The Frobisher Bay area has been inhabited by the Inuit and their ancestors since roughly 2000 BC. These nomadic peoples lived largely in igloos and relied upon seal and game for sustenance. The first recorded European explorer in the region was Sir Martin Frobisher who arrived in 1576 and returned in 1577 and 1578 to mine what proved to be fool's gold. Later, the settlement at Frobisher Bay evolved into a fur trading centre with the Hudson's Bay Company building a post in 1914. In the early 1900s the Canadian Mounted Police began to dispatch patrols to the area and missionaries began their attempts to introduce their religion to the local Inuit. However there was not an RCMP detachment in Frobisher Bay until 1958 or a mission until 1964.

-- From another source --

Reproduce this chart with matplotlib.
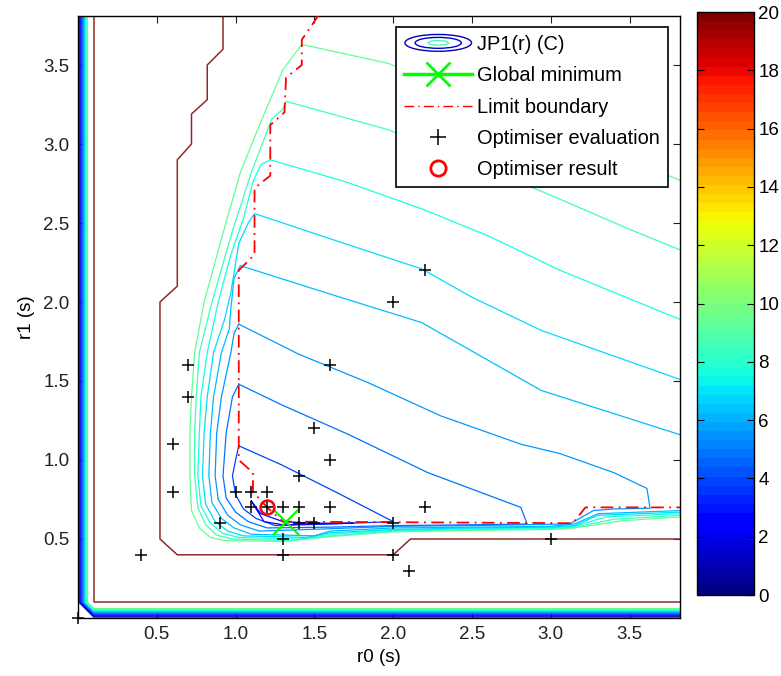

By the 1940s the area took on an increased strategic significance when the American Air Force established a refueling base for aircraft being ferried to Europe. The base was later turned over to the Canadian military, however it remained in use by the Americans as a waypoint during the construction of their large new facilities at Thule, Greenland. This construction and the infusion of southern material and technology saw many area Inuit settle close to the base and adopt a more sedentary lifestyle. In the immediate post-war period there was an even greater construction boom when a series of defence instillations sprang up; weather stations, military bases and radar posts were all erected, bringing new types of work and radically new lifestyles to the local inhabitants.
On April 1st 1999, after years of negotiation with the Canadian government, Frobisher Bay (now Iqaluit) became the capital of the new territory of Nunavut.